How should the project description connect claim and proof?
Project: record and release a four-song EP with producer Mira Chen between October 2026 and February 2027. The sessions turn four live-tested arrangements into release-ready masters. The project includes documented studio, mixing, mastering, accessibility, and visual costs, followed by a six-week release campaign to the artist's existing regional audience and three confirmed showcase applications.
- “four-song EP with producer Mira Chen”
- Names the deliverable, format, and responsible collaborator.
- “between October 2026 and February 2027”
- Creates a schedule that the budget and eligibility dates can match.
- “documented studio, mixing, mastering, accessibility, and visual costs”
- Connects activities to budget categories without inventing a total.
- “three confirmed showcase applications”
- Labels the evidence accurately instead of calling unconfirmed performances booked.
Illustrative, unfunded example
The wording demonstrates consistency but promises nothing about program fit. Replace each fact with the applicant’s evidence and answer the current form.
How do you test whether the budget agrees with the narrative?

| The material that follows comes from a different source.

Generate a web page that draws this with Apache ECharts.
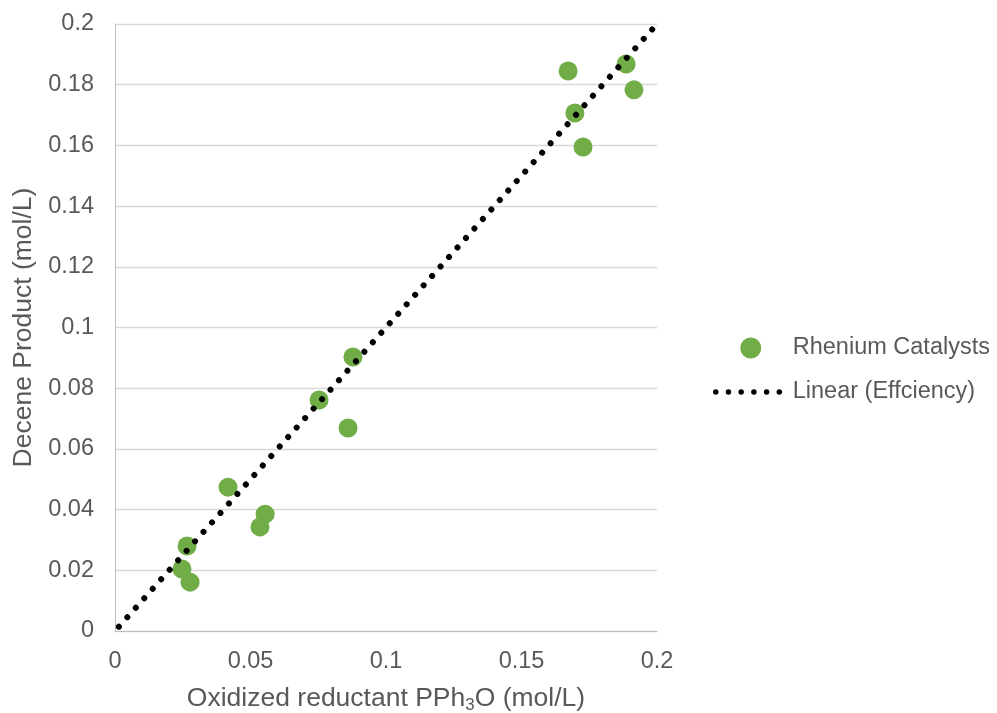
<!DOCTYPE html>
<html>
<head>
<meta charset="utf-8">
<title>Decene Product vs Oxidized Reductant</title>
<script src="https://cdn.jsdelivr.net/npm/echarts@6/dist/echarts.min.js"></script>
<style>
  html, body { margin: 0; padding: 0; background: #ffffff; }
  #chart { width: 997px; height: 713px; }
</style>
</head>
<body>
<div id="chart"></div>
<script>
// Oxidized reductant PPh3O (mol/L) for each rhenium catalyst run
const reductantX = [0.0266, 0.0247, 0.0277, 0.0417, 0.0554, 0.0535, 0.0753,
                    0.0878, 0.0860, 0.1672, 0.1697, 0.1727, 0.1886, 0.1915];
// Decene product (mol/L) measured for the same runs
const deceneY = [0.0280, 0.0204, 0.0161, 0.0474, 0.0385, 0.0343, 0.0761,
                 0.0903, 0.0669, 0.1845, 0.1707, 0.1595, 0.1868, 0.1783];
// Ideal efficiency line (product = reductant consumed)
const efficiencyX = [0, 0.2];
const efficiencyY = [0, 0.2];

const catalystPoints = reductantX.map((x, i) => [x, deceneY[i]]);
const efficiencyPoints = efficiencyX.map((x, i) => [x, efficiencyY[i]]);

const textColor = '#595959';
const fontFamily = '"Liberation Sans", Arial, sans-serif';

const chart = echarts.init(document.getElementById('chart'), null, { renderer: 'canvas' });
chart.setOption({
  animation: false,
  backgroundColor: '#ffffff',
  textStyle: { fontFamily: fontFamily, color: textColor },
  grid: { left: 115, right: 340, top: 24, bottom: 82, containLabel: false, outerBoundsMode: 'none' },
  legend: {
    orient: 'vertical',
    left: 713,
    top: 336,
    padding: 0,
    itemWidth: 70,
    itemHeight: 21,
    itemGap: 20,
    lineStyle: { width: 5.5, type: [0.01, 12.7], dashOffset: 0, cap: 'round', color: '#000000' },
    textStyle: { fontSize: 23.5, color: textColor, fontFamily: fontFamily, padding: [0, 0, 0, 2] },
    data: [
      { name: 'Rhenium Catalysts' },
      { name: 'Linear (Effciency)', itemStyle: { opacity: 0 } }
    ]
  },
  xAxis: {
    type: 'value',
    min: 0,
    max: 0.2,
    interval: 0.05,
    name: '{t|Oxidized reductant PPh}{s|3}{t|O (mol/L)}',
    nameLocation: 'middle',
    nameGap: 52,
    nameTextStyle: {
      rich: {
        t: { fontSize: 26.5, color: textColor, fontFamily: fontFamily },
        s: { fontSize: 17, color: textColor, fontFamily: fontFamily, verticalAlign: 'bottom', padding: [14, 0, 0, 0] }
      }
    },
    axisLine: { show: true, lineStyle: { color: '#bfbfbf', width: 1 } },
    axisTick: { show: false },
    splitLine: { show: false },
    axisLabel: { fontSize: 23.5, color: textColor, margin: 19, fontFamily: fontFamily }
  },
  yAxis: {
    type: 'value',
    min: 0,
    max: 0.2,
    interval: 0.02,
    name: 'Decene Product (mol/L)',
    nameLocation: 'middle',
    nameRotate: 90,
    nameGap: 75,
    nameTextStyle: { fontSize: 26.5, color: textColor, fontFamily: fontFamily },
    axisLine: { show: true, lineStyle: { color: '#bfbfbf', width: 1 } },
    axisTick: { show: false },
    splitLine: { show: true, lineStyle: { color: '#d9d9d9', width: 1.3 } },
    axisLabel: { fontSize: 23.5, color: textColor, margin: 21, fontFamily: fontFamily }
  },
  series: [
    {
      name: 'Linear (Effciency)',
      type: 'line',
      data: efficiencyPoints,
      symbol: 'none',
      z: 3,
      lineStyle: { color: '#000000', width: 6, type: [0.01, 12.7], dashOffset: 6.9, cap: 'round' },
      itemStyle: { color: '#000000' }
    },
    {
      name: 'Rhenium Catalysts',
      type: 'scatter',
      data: catalystPoints,
      symbol: 'circle',
      symbolSize: 19,
      z: 2,
      itemStyle: { color: '#70ad47', opacity: 1 }
    }
  ]
});
</script>
</body>
</html>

| Narrative evidence | Budget and delivery evidence | |
|---|---|---|
| Recording | Four songs, named producer, defined session period | $8,000 supported by studio and producer cost basis |
| Post-production | Mixing and mastering produce release-ready files | $4,000 tied to engineer quotes or stated rates |
| Release assets | Accessible visuals and campaign materials | $3,000 with eligible vendor scope |
| Promotion | Six-week campaign to a defined audience | $5,000 split into eligible activities and measurable outputs |
| Funding plan | Project proceeds under the stated award scenario | Request plus confirmed, pending, and applicant sources equals $20,000 |
If the funder covers half of accepted costs, the mathematical request on this constructed budget is $10,000 before any program maximum. A removed cost lowers the eligible base. The narrative should still describe a project that can proceed under the revised total and cash schedule.

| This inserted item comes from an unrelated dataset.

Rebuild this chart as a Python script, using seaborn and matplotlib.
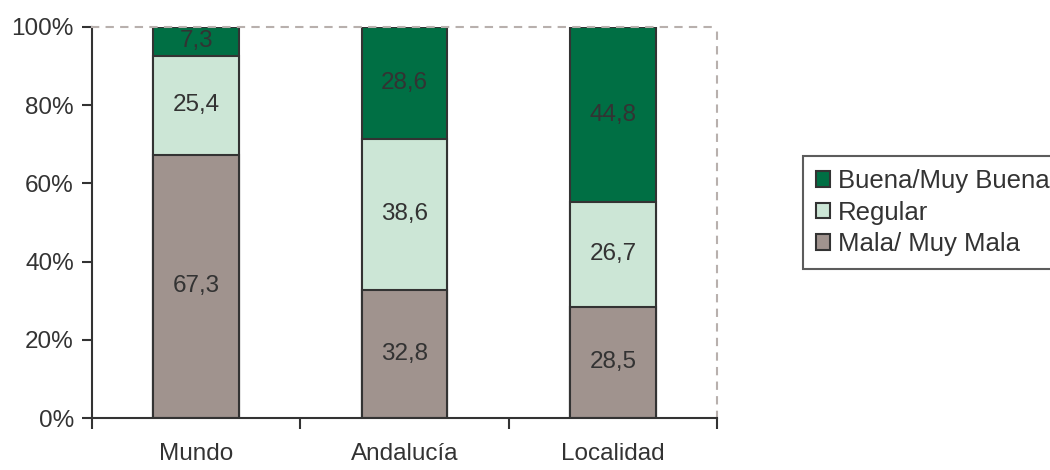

build the same project total, funding share, and applicant balance
Which official application resources should you use?
Frequently asked questions
Should a music grant application sound formal?+
It should sound precise, readable, and appropriate to the question. Plain language helps assessors find the claim and evidence quickly. Define specialized context, remove promotional adjectives that carry no proof, and use the artist's real voice. A polished application still needs concrete activities, dates, people, costs, and outcomes.
Can AI write a music grant application?+
AI can help organize supplied facts or test clarity, but it can also invent achievements, flatten artistic voice, and create contradictions. Never submit generated claims you cannot prove. Keep confidential material within approved tools, compare every sentence with the source documents, and make the applicant responsible for the final wording.
What support material belongs in a music grant application?+
Use the exact items requested and the strongest evidence for the scored criteria: eligible audio, recent work, artist biography or CV, project plan, team confirmations, quotes, itinerary, marketing evidence, and rights or distribution records where relevant. Extra files can distract assessors from the proposed project.
How detailed should a music grant budget be?+
Detailed enough for an assessor to connect every material activity to a credible cost and funding source. Use the funder's categories, explain unusual assumptions, separate confirmed and pending income, and check the eligible percentage and maximum. Quotes should support large third-party costs when the program requests or benefits from them.
Can I reuse a previous successful grant application?+
Reuse only verified facts and recordkeeping. Program names, questions, criteria, project dates, team, budget, and career context change. Start from the live form, then bring forward material that remains true and directly answers the new criterion. A previous award supplies evidence rather than a template for a different project.